Heritage Quest

Heritage Quest is a large-scale citizen science project in the field of archaeology that allows anyone to contribute to scientific research. The project, funded by the Province of Gelderland – Department of Innovation, as a pilot grant to Erfgoed Gelderland and Leiden University. It is the first large-scale archaeological citizen science project in The Netherlands and one of the few of its kind in the world.

The project had three main goals: to map the undiscovered archaeological heritage hidden within poorly accessible areas in order to protect it; to raise awareness of and engage the public in heritage protection and scientific research through active participation; and to gain a better insight into past societies through a more evenly distributed research focus.

Heritage Quest made use of new, high-resolution LiDAR maps, which helped with visualising archaeological structures that were hidden by vegetation. During the pilot project, participants helped to inspect these elevation maps of the Veluwe, a largely forested region of The Netherlands, and validate the discovered structures out in the field. The project has uncovered almost 3,000 previously unknown archaeological heritage objects, such as prehistoric burial mounds, Celtic fields and charcoal kilns.


The project’s impact has surpassed scientific and conservation-focused results. With the active participation of several thousand people, awareness of the archaeological heritage in their own region has helped to deepen the participating communities’ sense of place, belonging and ownership. In addition, a new community of heritage volunteers has emerged from the project, which has further developed into a self-sustained group. The project has, furthermore, created a network of stakeholders that has shown resilience beyond the initial project duration, which includes citizen researchers who cooperate and share knowledge with each other.
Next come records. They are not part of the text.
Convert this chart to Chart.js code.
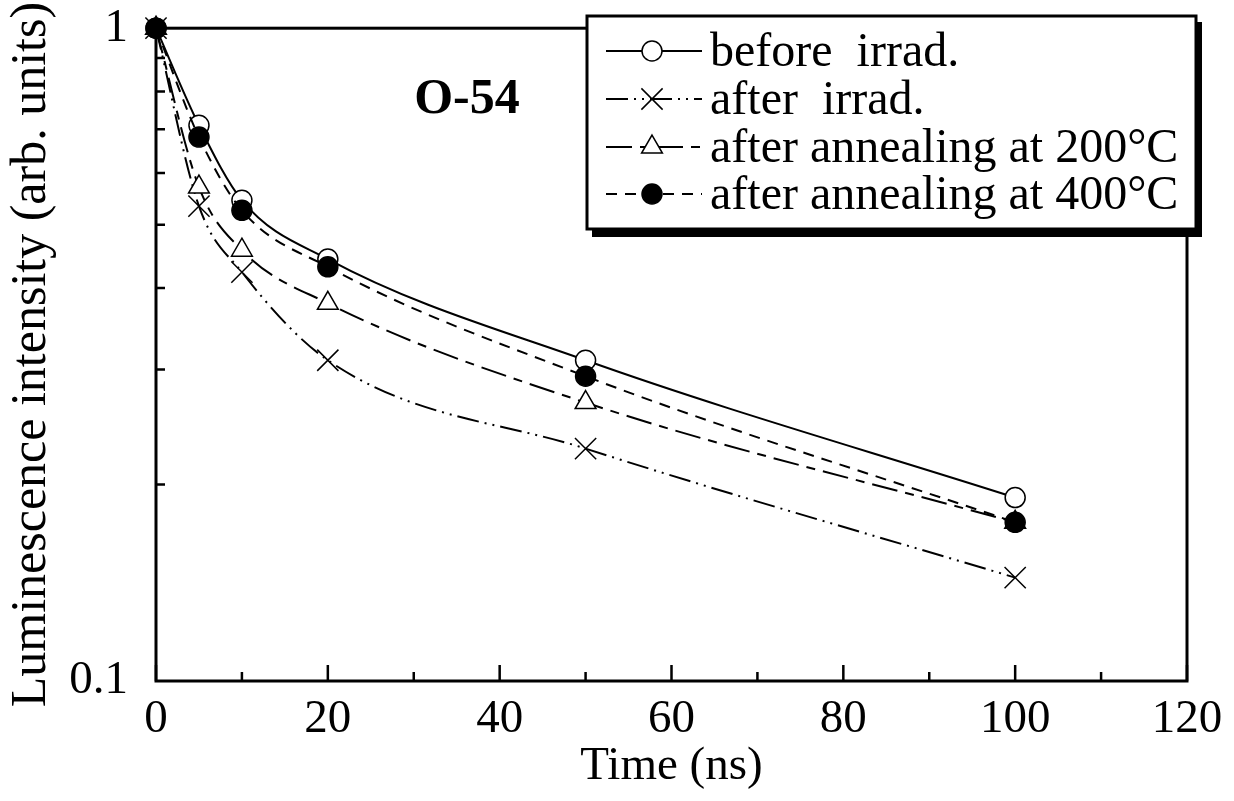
<!DOCTYPE html>
<html><head><meta charset="utf-8">
<script src="https://cdn.jsdelivr.net/npm/chart.js@4.4.1/dist/chart.umd.min.js"></script>
<style>html,body{margin:0;padding:0;background:#fff}#wrap{width:1234px;height:801px}</style>
</head><body><div id="wrap"><canvas id="c" width="1234" height="801"></canvas></div>
<script>
// ---- data ----
const times = [0, 5, 10, 20, 50, 100];
const beforeIrrad = [1, 0.710, 0.545, 0.443, 0.310, 0.191];
const afterIrrad = [1, 0.534, 0.423, 0.310, 0.227, 0.144];
const anneal200 = [1, 0.571, 0.457, 0.379, 0.267, 0.175];
const anneal400 = [1, 0.681, 0.526, 0.431, 0.293, 0.175];
const seriesLabels = ['before  irrad.', 'after  irrad.', 'after annealing at 200°C', 'after annealing at 400°C'];
const xTickValues = [0, 20, 40, 60, 80, 100, 120];
const xMinorValues = [10, 30, 50, 70, 90, 110];
const yTickValues = [0.1, 1];
const yMinorValues = [0.2, 0.3, 0.4, 0.5, 0.6, 0.7, 0.8, 0.9];
const sampleName = 'O-54';
const xTitle = 'Time (ns)';
const yTitle = 'Luminescence intensity (arb. units)';

const FONT = "'Liberation Serif', 'Times New Roman', serif";
const pts = arr => times.map((t, i) => ({x: t, y: arr[i]}));

const datasets = [
  {label: seriesLabels[0], data: pts(beforeIrrad), borderDash: [], pointStyle: 'circle', pointRadius: 10,
   pointBackgroundColor: '#fff', order: 1},
  {label: seriesLabels[1], data: pts(afterIrrad), borderDash: [22, 6, 2, 6, 2, 6], pointStyle: 'crossRot', pointRadius: 15,
   pointBackgroundColor: '#fff', order: 3},
  {label: seriesLabels[2], data: pts(anneal200), borderDash: [26, 8, 9, 8], pointStyle: 'triangle', pointRadius: 12,
   pointBackgroundColor: '#fff', order: 2},
  {label: seriesLabels[3], data: pts(anneal400), borderDash: [11, 8], pointStyle: 'circle', pointRadius: 10,
   pointBackgroundColor: '#000', order: 0}
].map(d => Object.assign({
  borderColor: '#000', borderWidth: 2, pointBorderColor: '#000', pointBorderWidth: 1.5,
  cubicInterpolationMode: 'monotone', clip: false, fill: false
}, d));

const decorPlugin = {
  id: 'decor',
  beforeDatasetsDraw(chart) {
    const {ctx, chartArea: a, scales: {x, y}} = chart;
    ctx.save();
    ctx.strokeStyle = '#000';
    ctx.lineWidth = 3;
    ctx.strokeRect(a.left, a.top, a.right - a.left, a.bottom - a.top);
    ctx.lineWidth = 2.5;
    ctx.beginPath();
    xTickValues.forEach(v => { const px = x.getPixelForValue(v); ctx.moveTo(px, a.bottom); ctx.lineTo(px, a.bottom - 16); });
    xMinorValues.forEach(v => { const px = x.getPixelForValue(v); ctx.moveTo(px, a.bottom); ctx.lineTo(px, a.bottom - 9); });
    yMinorValues.forEach(v => { const py = y.getPixelForValue(v); ctx.moveTo(a.left, py); ctx.lineTo(a.left + 9, py); });
    ctx.stroke();
    ctx.restore();
  },
  afterDatasetsDraw(chart) {
    const {ctx} = chart;
    ctx.save();
    // sample name
    ctx.fillStyle = '#000';
    ctx.font = "bold 50px " + FONT;
    ctx.textAlign = 'center';
    ctx.textBaseline = 'middle';
    ctx.fillText(sampleName, 467, 100);
    // legend box with shadow
    const bx = 587, by = 16, bw = 609, bh = 213;
    ctx.fillStyle = '#000';
    ctx.fillRect(bx + 5, by + 6, bw + 1, bh + 2);
    ctx.fillStyle = '#fff';
    ctx.fillRect(bx, by, bw, bh);
    ctx.strokeStyle = '#000';
    ctx.lineWidth = 3;
    ctx.strokeRect(bx, by, bw, bh);
    const rows = [51, 99, 147, 194];
    chart.data.datasets.forEach((ds, i) => {
      const ry = rows[i];
      ctx.save();
      ctx.strokeStyle = '#000';
      ctx.lineWidth = 2;
      ctx.setLineDash(ds.borderDash);
      ctx.beginPath();
      ctx.moveTo(606, ry);
      ctx.lineTo(702, ry);
      ctx.stroke();
      ctx.setLineDash([]);
      ctx.fillStyle = ds.pointBackgroundColor;
      ctx.strokeStyle = '#000';
      ctx.lineWidth = 1.5;
      Chart.helpers.drawPoint(ctx, {pointStyle: ds.pointStyle, radius: ds.pointRadius, borderWidth: 1.5, rotation: 0}, 652, ry);
      ctx.restore();
      ctx.fillStyle = '#000';
      ctx.font = "48px " + FONT;
      ctx.textAlign = 'left';
      ctx.textBaseline = 'middle';
      ctx.fillText(ds.label, 710, ry + 2);
    });
    ctx.restore();
  }
};

new Chart(document.getElementById('c'), {
  type: 'line',
  data: {datasets},
  plugins: [decorPlugin],
  options: {
    responsive: false,
    animation: false,
    devicePixelRatio: 1,
    layout: {padding: {top: 0, right: 47, left: 0, bottom: 0}},
    plugins: {legend: {display: false}, tooltip: {enabled: false}},
    scales: {
      x: {
        type: 'linear', min: 0, max: 120,
        afterBuildTicks: s => { s.ticks = xTickValues.map(v => ({value: v})); },
        afterFit: s => { s.height = 120; },
        grid: {display: false, drawTicks: false},
        border: {display: false},
        ticks: {font: {family: FONT, size: 47}, color: '#000', padding: 10, maxRotation: 0, autoSkip: false},
        title: {display: true, text: xTitle, font: {family: FONT, size: 47}, color: '#000', padding: {top: 0, bottom: 6}}
      },
      y: {
        type: 'logarithmic', min: 0.1, max: 1,
        afterBuildTicks: s => { s.ticks = yTickValues.map(v => ({value: v})); },
        afterFit: s => { s.width = 156; },
        grid: {display: true, drawOnChartArea: false, drawTicks: true, tickLength: 28, color: 'rgba(0,0,0,0)'},
        border: {display: false},
        ticks: {font: {family: FONT, size: 47}, color: '#000', padding: 0,
                callback: v => String(v)},
        title: {display: true, text: yTitle, font: {family: FONT, size: 50}, color: '#000', padding: {top: 2, bottom: 0}}
      }
    }
  }
});
</script>
</body></html>
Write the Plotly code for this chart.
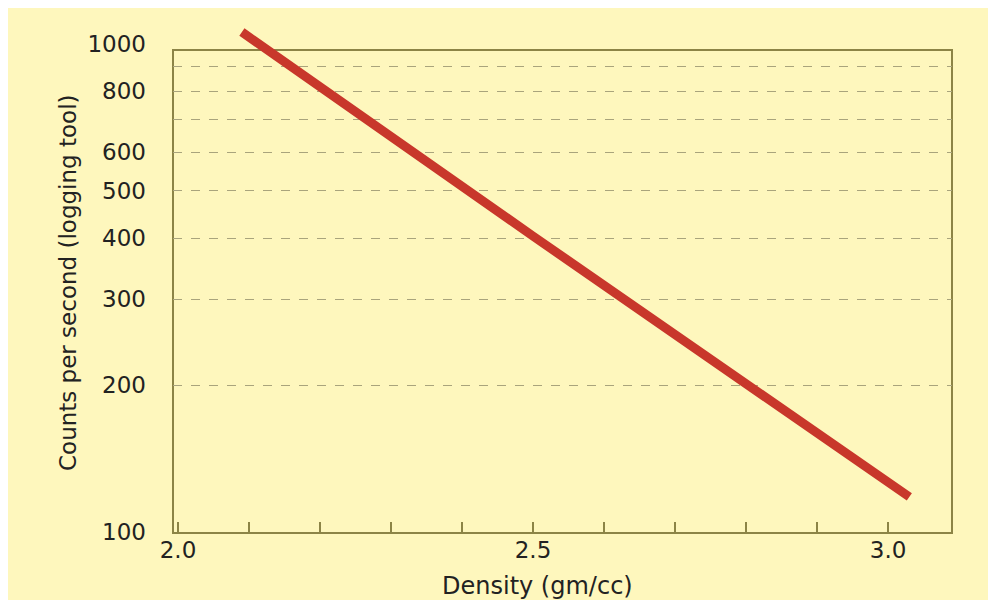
import plotly.graph_objects as go

# ---- data ----
density = [2.09, 2.5, 3.03]          # gm/cc
counts = [1058, 404, 118]            # counts per second

x_tick_vals = [2.0, 2.1, 2.2, 2.3, 2.4, 2.5, 2.6, 2.7, 2.8, 2.9, 3.0]
x_tick_text = ["2.0", "", "", "", "", "2.5", "", "", "", "", "3.0"]
y_tick_vals = [100, 200, 300, 400, 500, 600, 800, 1000]
y_tick_text = ["100", "200", "300", "400", "500", "600", "800", "1000"]
y_grid_vals = [200, 300, 400, 500, 600, 700, 800, 900]

x_title = "Density (gm/cc)"
y_title = "Counts per second (logging tool)"

# ---- styling ----
OFF = 8                                  # page body margin
W, H = 996 - OFF, 600 - OFF
L, R, T, B = 173 - OFF, 952 - OFF, 20 - OFF, 533 - OFF   # plotting area (figure px)
FRAME_TOP = 50 - OFF
YELLOW = "#FEF7BD"
OLIVE = "#8C8446"
RED = "#C8372B"
TXT = "#222222"
FONT = "DejaVu Sans"

x_range = [1.99296, 3.0901]
y_range = [1.99795, 3.04918]

pw, ph = R - L, B - T

def px_x(p):
    return (p - OFF - L) / pw

def px_y(p):
    return (B - (p - OFF)) / ph

fig = go.Figure()
fig.add_trace(go.Scatter(
    x=density, y=counts, mode="lines",
    line=dict(color=RED, width=9),
    hoverinfo="skip", showlegend=False,
))

fig.update_layout(
    width=W, height=H,
    margin=dict(l=L, r=W - R, t=T, b=H - B, pad=0),
    paper_bgcolor=YELLOW,
    plot_bgcolor=YELLOW,
    showlegend=False,
    xaxis=dict(
        range=x_range, tickmode="array", tickvals=x_tick_vals, ticktext=x_tick_text,
        ticks="inside", ticklen=11, tickwidth=2, tickcolor=OLIVE,
        showgrid=False, zeroline=False, showline=False,
        tickfont=dict(family=FONT, size=23, color=TXT),
        ticklabelstandoff=1,
    ),
    yaxis=dict(
        type="log", range=y_range, tickmode="array",
        tickvals=y_tick_vals, ticktext=y_tick_text,
        ticks="", showgrid=False, zeroline=False, showline=False,
        tickfont=dict(family=FONT, size=23, color=TXT),
        ticklabelstandoff=26,
        minor=dict(tickmode="array", tickvals=y_grid_vals, showgrid=True,
                   gridcolor="#A9A47C", griddash="dash", gridwidth=1, ticks=""),
    ),
    shapes=[
        dict(type="rect", xref="paper", yref="paper", layer="between",
             x0=0, x1=1, y0=0, y1=px_y(50),
             fillcolor="rgba(0,0,0,0)", line=dict(color=OLIVE, width=2)),
    ],
    annotations=[
        dict(text=x_title, xref="paper", yref="paper", x=px_x(537), y=px_y(586),
             showarrow=False, xanchor="center", yanchor="middle",
             font=dict(family=FONT, size=24, color=TXT)),
        dict(text=y_title, xref="paper", yref="paper", x=px_x(68), y=px_y(283),
             showarrow=False, xanchor="center", yanchor="middle", textangle=-90,
             font=dict(family=FONT, size=23, color=TXT)),
    ],
)

fig.write_html("out.html")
Archaeology is constantly under threat from human impact, and is increasingly faced with destruction from climate change. Heritage Quest has shown that citizens can have an active role safeguarding cultural heritage through knowledge creation, and that this will build long-term, sustainable relationships with practitioners and the wider community. This combination of community building paired with state-of-the-art technology is an exciting way forward for archaeology and heritage projects”, commented the Awards’ Jury.